:: Supplied data

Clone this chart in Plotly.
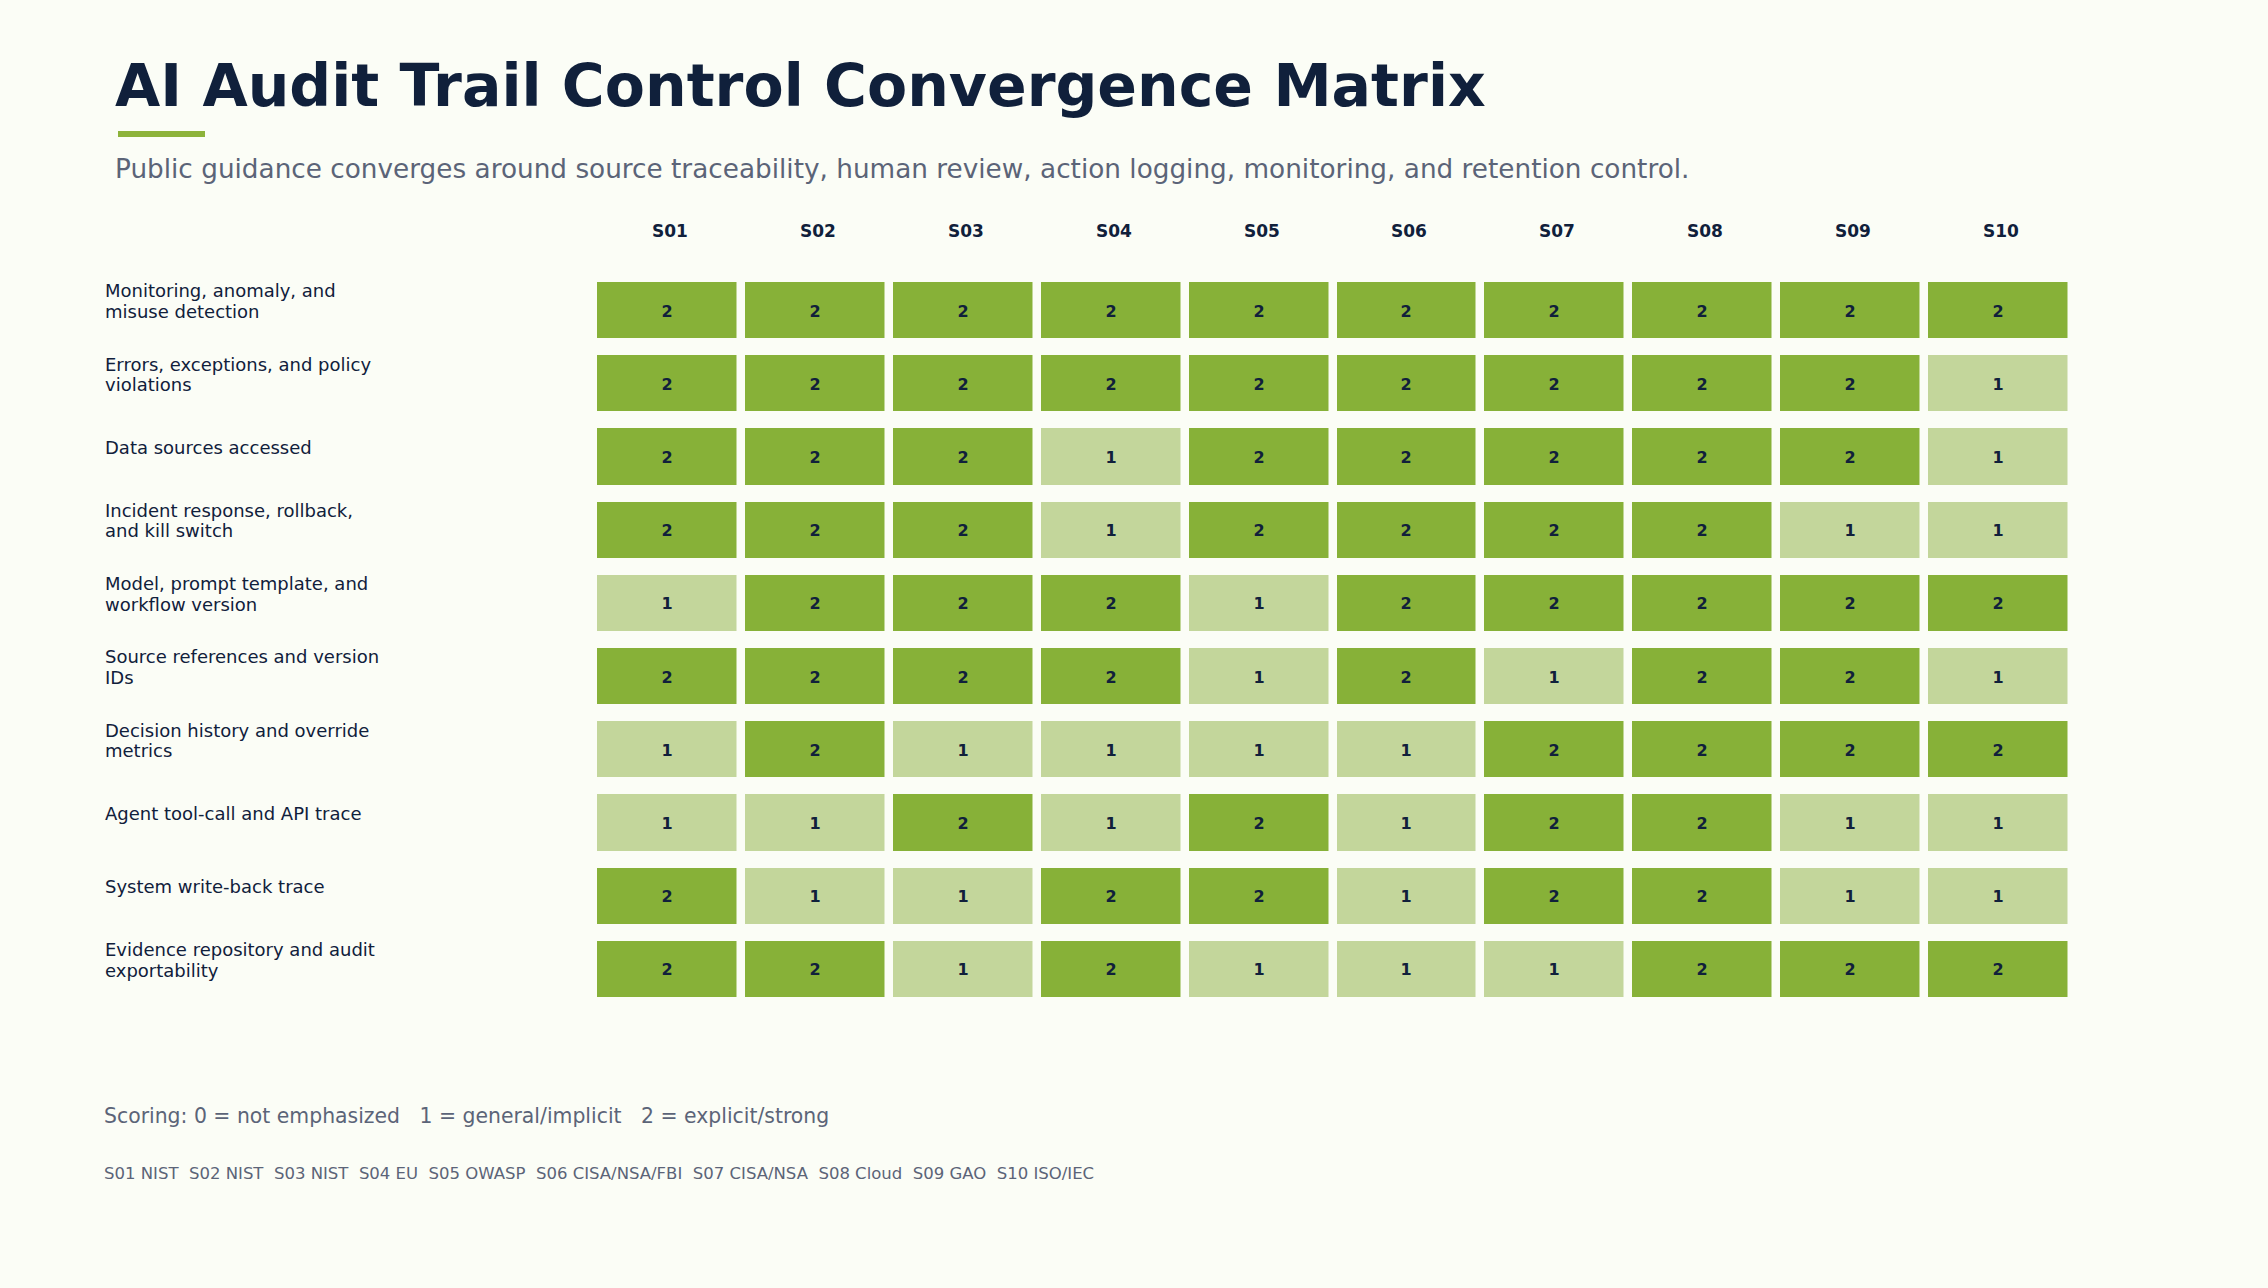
import textwrap
import plotly.graph_objects as go

# ---------------- data ----------------
sources = ["S01", "S02", "S03", "S04", "S05", "S06", "S07", "S08", "S09", "S10"]
controls = [
    "Monitoring, anomaly, and misuse detection",
    "Errors, exceptions, and policy violations",
    "Data sources accessed",
    "Incident response, rollback, and kill switch",
    "Model, prompt template, and workflow version",
    "Source references and version IDs",
    "Decision history and override metrics",
    "Agent tool-call and API trace",
    "System write-back trace",
    "Evidence repository and audit exportability",
]
scores = [
    [2, 2, 2, 2, 2, 2, 2, 2, 2, 2],
    [2, 2, 2, 2, 2, 2, 2, 2, 2, 1],
    [2, 2, 2, 1, 2, 2, 2, 2, 2, 1],
    [2, 2, 2, 1, 2, 2, 2, 2, 1, 1],
    [1, 2, 2, 2, 1, 2, 2, 2, 2, 2],
    [2, 2, 2, 2, 1, 2, 1, 2, 2, 1],
    [1, 2, 1, 1, 1, 1, 2, 2, 2, 2],
    [1, 1, 2, 1, 2, 1, 2, 2, 1, 1],
    [2, 1, 1, 2, 2, 1, 2, 2, 1, 1],
    [2, 2, 1, 2, 1, 1, 1, 2, 2, 2],
]
source_names = ["NIST", "NIST", "NIST", "EU", "OWASP", "CISA/NSA/FBI",
                "CISA/NSA", "Cloud", "GAO", "ISO/IEC"]

title = "AI Audit Trail Control Convergence Matrix"
subtitle = ("Public guidance converges around source traceability, human review, "
            "action logging, monitoring, and retention control.")
scoring_text = ["Scoring: 0 = not emphasized", "1 = general/implicit", "2 = explicit/strong"]

# ---------------- style ----------------
W, H = 2268, 1288
BG = "#fbfdf6"
NAVY = "#10203b"
GRAY = "#5b6478"
DARK = "#87b138"
LIGHT = "#c3d69b"
FONT = "DejaVu Sans"

L, R, T, B = 593, 2072, 274, 1006  # plot area in pixels
pw, ph = R - L, B - T


def px(x):
    return (x - L) / pw


def py(y):
    return (B - y) / ph


fig = go.Figure()
fig.add_trace(go.Heatmap(
    z=scores, x=sources, y=controls,
    zmin=1, zmax=2,
    colorscale=[[0, LIGHT], [1, DARK]],
    showscale=False,
    xgap=8.5, ygap=17,
    texttemplate="<b>%{z}</b>",
    textfont=dict(family=FONT, size=16, color=NAVY),
    hovertemplate="%{y}<br>%{x}: %{z}<extra></extra>",
))

annotations = []
# column headers
for s in sources:
    annotations.append(dict(x=s, xref="x", xshift=3, y=1, yref="paper", yanchor="middle",
                            yshift=43, text=f"<b>{s}</b>", showarrow=False,
                            font=dict(family=FONT, size=17, color=NAVY)))
# row labels (one annotation per wrapped line, matplotlib-like line spacing)
LINE = 20.3
for c in controls:
    lines = textwrap.wrap(c, 30)
    n = len(lines)
    for k, ln in enumerate(lines):
        annotations.append(dict(x=px(102.5), xref="paper", xanchor="left", align="left",
                                y=c, yref="y", yanchor="middle",
                                yshift=9.5 - (k - (n - 1) / 2) * LINE,
                                text=ln, showarrow=False,
                                font=dict(family=FONT, size=18, color=NAVY)))
# title / subtitle
annotations.append(dict(x=px(113), xref="paper", xanchor="left", y=py(86), yref="paper",
                        yanchor="middle", text=f"<b>{title}</b>", showarrow=False,
                        font=dict(family=FONT, size=58.5, color=NAVY)))
annotations.append(dict(x=px(113), xref="paper", xanchor="left", y=py(169), yref="paper",
                        yanchor="middle", text=subtitle, showarrow=False,
                        font=dict(family=FONT, size=26.3, color=GRAY)))
# footer
nb = "\u00a0"
annotations.append(dict(x=px(102), xref="paper", xanchor="left", y=py(1116), yref="paper",
                        yanchor="middle", text=(nb * 3).join(scoring_text), showarrow=False,
                        font=dict(family=FONT, size=20.4, color=GRAY)))
legend_line = (nb * 2).join(f"{s}{nb}{n}" for s, n in zip(sources, source_names))
annotations.append(dict(x=px(102), xref="paper", xanchor="left", y=py(1173), yref="paper",
                        yanchor="middle", text=legend_line, showarrow=False,
                        font=dict(family=FONT, size=16.5, color=GRAY)))

fig.update_layout(
    width=W, height=H,
    margin=dict(l=L, r=W - R, t=T, b=H - B, pad=0),
    paper_bgcolor=BG, plot_bgcolor=BG,
    xaxis=dict(showticklabels=False, showgrid=False, zeroline=False, ticks=""),
    yaxis=dict(showticklabels=False, showgrid=False, zeroline=False, ticks="",
               autorange="reversed"),
    annotations=annotations,
    shapes=[dict(type="rect", xref="paper", yref="paper",
                 x0=px(118), x1=px(205), y0=py(131), y1=py(137),
                 fillcolor="#8db33a", line=dict(width=0))],
    font=dict(family=FONT),
)

fig.write_html("out.html")
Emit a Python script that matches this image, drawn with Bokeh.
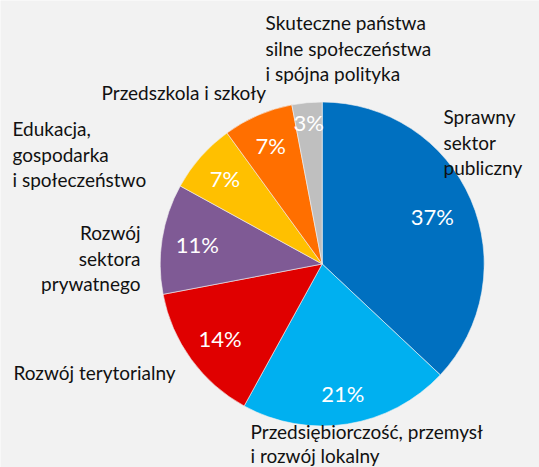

::::

-- Short task --
Leave out the pictures and transcribe the entries above exactly.

-- The answer --
Clone this chart in Plotly.
import textwrap
import plotly.graph_objects as go

# ---------------- data ----------------
sources = ["S01", "S02", "S03", "S04", "S05", "S06", "S07", "S08", "S09", "S10"]
controls = [
    "Monitoring, anomaly, and misuse detection",
    "Errors, exceptions, and policy violations",
    "Data sources accessed",
    "Incident response, rollback, and kill switch",
    "Model, prompt template, and workflow version",
    "Source references and version IDs",
    "Decision history and override metrics",
    "Agent tool-call and API trace",
    "System write-back trace",
    "Evidence repository and audit exportability",
]
scores = [
    [2, 2, 2, 2, 2, 2, 2, 2, 2, 2],
    [2, 2, 2, 2, 2, 2, 2, 2, 2, 1],
    [2, 2, 2, 1, 2, 2, 2, 2, 2, 1],
    [2, 2, 2, 1, 2, 2, 2, 2, 1, 1],
    [1, 2, 2, 2, 1, 2, 2, 2, 2, 2],
    [2, 2, 2, 2, 1, 2, 1, 2, 2, 1],
    [1, 2, 1, 1, 1, 1, 2, 2, 2, 2],
    [1, 1, 2, 1, 2, 1, 2, 2, 1, 1],
    [2, 1, 1, 2, 2, 1, 2, 2, 1, 1],
    [2, 2, 1, 2, 1, 1, 1, 2, 2, 2],
]
source_names = ["NIST", "NIST", "NIST", "EU", "OWASP", "CISA/NSA/FBI",
                "CISA/NSA", "Cloud", "GAO", "ISO/IEC"]

title = "AI Audit Trail Control Convergence Matrix"
subtitle = ("Public guidance converges around source traceability, human review, "
            "action logging, monitoring, and retention control.")
scoring_text = ["Scoring: 0 = not emphasized", "1 = general/implicit", "2 = explicit/strong"]

# ---------------- style ----------------
W, H = 2268, 1288
BG = "#fbfdf6"
NAVY = "#10203b"
GRAY = "#5b6478"
DARK = "#87b138"
LIGHT = "#c3d69b"
FONT = "DejaVu Sans"

L, R, T, B = 593, 2072, 274, 1006  # plot area in pixels
pw, ph = R - L, B - T


def px(x):
    return (x - L) / pw


def py(y):
    return (B - y) / ph


fig = go.Figure()
fig.add_trace(go.Heatmap(
    z=scores, x=sources, y=controls,
    zmin=1, zmax=2,
    colorscale=[[0, LIGHT], [1, DARK]],
    showscale=False,
    xgap=8.5, ygap=17,
    texttemplate="<b>%{z}</b>",
    textfont=dict(family=FONT, size=16, color=NAVY),
    hovertemplate="%{y}<br>%{x}: %{z}<extra></extra>",
))

annotations = []
# column headers
for s in sources:
    annotations.append(dict(x=s, xref="x", xshift=3, y=1, yref="paper", yanchor="middle",
                            yshift=43, text=f"<b>{s}</b>", showarrow=False,
                            font=dict(family=FONT, size=17, color=NAVY)))
# row labels (one annotation per wrapped line, matplotlib-like line spacing)
LINE = 20.3
for c in controls:
    lines = textwrap.wrap(c, 30)
    n = len(lines)
    for k, ln in enumerate(lines):
        annotations.append(dict(x=px(102.5), xref="paper", xanchor="left", align="left",
                                y=c, yref="y", yanchor="middle",
                                yshift=9.5 - (k - (n - 1) / 2) * LINE,
                                text=ln, showarrow=False,
                                font=dict(family=FONT, size=18, color=NAVY)))
# title / subtitle
annotations.append(dict(x=px(113), xref="paper", xanchor="left", y=py(86), yref="paper",
                        yanchor="middle", text=f"<b>{title}</b>", showarrow=False,
                        font=dict(family=FONT, size=58.5, color=NAVY)))
annotations.append(dict(x=px(113), xref="paper", xanchor="left", y=py(169), yref="paper",
                        yanchor="middle", text=subtitle, showarrow=False,
                        font=dict(family=FONT, size=26.3, color=GRAY)))
# footer
nb = "\u00a0"
annotations.append(dict(x=px(102), xref="paper", xanchor="left", y=py(1116), yref="paper",
                        yanchor="middle", text=(nb * 3).join(scoring_text), showarrow=False,
                        font=dict(family=FONT, size=20.4, color=GRAY)))
legend_line = (nb * 2).join(f"{s}{nb}{n}" for s, n in zip(sources, source_names))
annotations.append(dict(x=px(102), xref="paper", xanchor="left", y=py(1173), yref="paper",
                        yanchor="middle", text=legend_line, showarrow=False,
                        font=dict(family=FONT, size=16.5, color=GRAY)))

fig.update_layout(
    width=W, height=H,
    margin=dict(l=L, r=W - R, t=T, b=H - B, pad=0),
    paper_bgcolor=BG, plot_bgcolor=BG,
    xaxis=dict(showticklabels=False, showgrid=False, zeroline=False, ticks=""),
    yaxis=dict(showticklabels=False, showgrid=False, zeroline=False, ticks="",
               autorange="reversed"),
    annotations=annotations,
    shapes=[dict(type="rect", xref="paper", yref="paper",
                 x0=px(118), x1=px(205), y0=py(131), y1=py(137),
                 fillcolor="#8db33a", line=dict(width=0))],
    font=dict(family=FONT),
)

fig.write_html("out.html")
Emit a Python script that matches this image, drawn with Bokeh.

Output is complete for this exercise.